Outre ces responsabilités, les sous-ministres exercent des pouvoirs législatifs propres en vertu de la Loi sur les langues officielles.

Il convient de noter également qu’un nombre important de politiques du Conseil du Trésor, y compris la Politique sur la vérification interne, investissent directement les sous ministres de responsabilités. En règle générale, lorsque le Comité recommande que le Secrétariat du Conseil du Trésor mette à exécution ses politiques, la réponse est que les sous-ministres — et non le Secrétariat — assument individuellement au sein de leur ministère la responsabilité de la mise en œuvre des politiques et lignes directrices des organismes centraux.

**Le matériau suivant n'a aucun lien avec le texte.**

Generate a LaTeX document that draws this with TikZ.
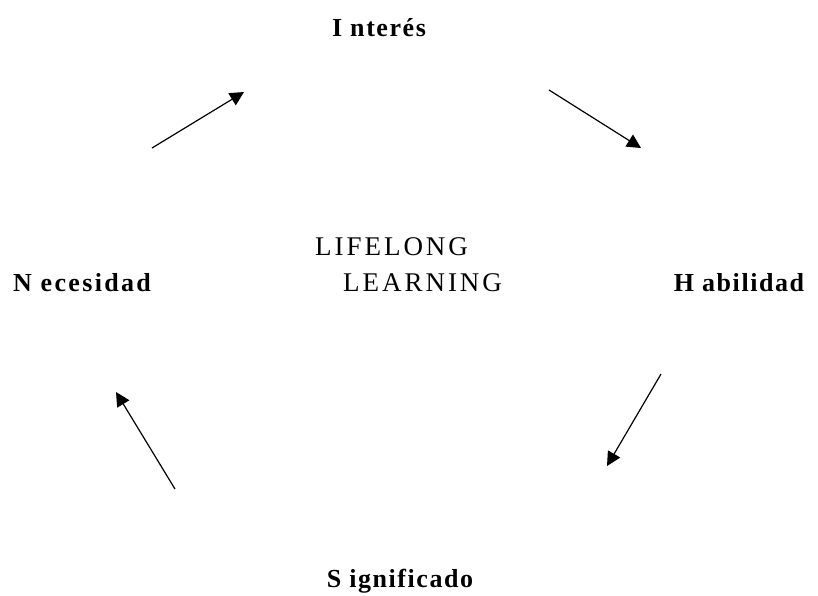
\documentclass[tikz,border=0pt]{standalone}
\usepackage{fontspec}
\setmainfont{Liberation Serif}
\newfontfamily\lblfont[LetterSpace=6]{Liberation Serif}
\newfontfamily\midfont[LetterSpace=11]{Liberation Serif}
\usetikzlibrary{arrows.meta}
\begin{document}
\begin{tikzpicture}[x=1pt,y=-1pt,
  lbl/.style={font=\lblfont\fontsize{26}{30}\selectfont\bfseries, inner sep=0pt, anchor=base},
  mid/.style={font=\midfont\fontsize{27}{30}\selectfont, inner sep=0pt, anchor=base west},
  arr/.style={line width=1.2pt, -{Triangle[length=14pt,width=14pt]}}]
\useasboundingbox (0,0) rectangle (818,595);
\node[lbl] (int) at (379,36) {I nterés};
\node[lbl] (hab) at (739,291) {H abilidad};
\node[lbl] (sig) at (400,587) {S ignificado};
\node[lbl] (nec) at (82,291) {\addfontfeature{LetterSpace=9}N ecesidad};
\node[mid] (l1) at (315,255) {LIFELONG};
\node[mid] (l2) at (343,291) {LEARNING};
\coordinate (a1s) at (152,148); \coordinate (a1e) at (244,92);
\coordinate (a2s) at (549,90); \coordinate (a2e) at (641,148);
\coordinate (a3s) at (661,374); \coordinate (a3e) at (607,466);
\coordinate (a4s) at (175,489); \coordinate (a4e) at (116,392);
\draw[arr] (a1s) -- (a1e);
\draw[arr] (a2s) -- (a2e);
\draw[arr] (a3s) -- (a3e);
\draw[arr] (a4s) -- (a4e);
\end{tikzpicture}
\end{document}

Ces observations suggèrent la question suivante : quels comptes les sous ministres sont ils tenus de rendre pour l’exercice des pouvoirs qui leur sont exclusifs? Le Bureau du Conseil privé offre une réponse :

Les sous-ministres et d’autres fonctionnaires se présentent devant les comités du Parlement au nom de leur ministre afin de répondre aux questions sur le rendement de leur ministère ou de fournir à cet égard des renseignements que le ministre ne pourrait raisonnablement fournir lui-même en raison de certains détails ou du niveau de complexité [6].

Les Canadiens qui ont suivi le travail d’enquête du Comité sur le Programme des commandites sauront que la vérificatrice générale et le Comité ont fortement critiqué le fait que le directeur exécutif de la Direction générale des services de coordination des communications (M. Guité) certifiait couramment des contrats pour paiement, indiquant que les services avaient été rendus, et ce même en l’absence de toute preuve tangible. Par cette certification, M. Guité exerçait en vertu de la Loi sur la gestion des finances publiques (article 34) un pouvoir qui lui était délégué par le sous-ministre. Par ailleurs, la création de la DGSCC, la décision de ne pas retirer les activités d’approvisionnement à cette dernière pour les remettre aux services réguliers du Ministère ainsi que la promotion de M. Guité au niveau EX et à un poste de sous ministre adjoint sont des mesures qui ont toutes été prises sous l’autorité du sous ministre — et pourtant, M. Quail a déclaré dans son témoignage qu’elles l’avaient été sur l’ordre du ministre. De son côté, l’ex-ministre Gagliano s’est à maintes reprises attribué le mérite de mesures correctives tout en ne cessant de blâmer les fonctionnaires pour les erreurs de gestion, ou bien il a fait valoir qu’il n’était simplement pas au courant d’actes répréhensibles parce que les fonctionnaires ne l’en avaient pas informé [7].

À cause de la façon dont le Bureau du Conseil privé interprète et applique la doctrine de l’obligation ministérielle de rendre des comptes, toutefois, il y avait de la confusion quant à savoir qui devrait assumer la responsabilité ultime — et donc rendre compte — de la façon dont ces pouvoirs sont exercés. Au cours de sa première comparution devant le Comité, le Pr Franks a indiqué que « les sous ministres doivent rendre des comptes au gouvernement — c’est à dire aux ministres, au premier ministre et au Conseil du Trésor, mais pas au Parlement — des fonctions de gestion cruciales qui leur sont confiées en exclusivité par la loi ». (43:1115) [*] De l’avis du Comité, cet arrangement constitue une lacune majeure en ce sens que la personne chargée de gérer les ressources humaines et financières du ministère et d’exercer les pouvoirs législatifs connexes (le sous-ministre) n’a pas à rendre de comptes à la source ultime de ces pouvoirs et de l’approbation des crédits ministériels annuels — le Parlement du Canada.


* Témoignages 37e législature, 3e session.

[4] Bureau du Conseil privé, Guide du sous-ministre, p. 9 10.

[5] Ibid., p. 10.

[6] Ibid., p. 15. Italique ajouté.

[7] Voir le témoignage cité dans le Neuvième rapport du Comité, 38e législature, 1re session.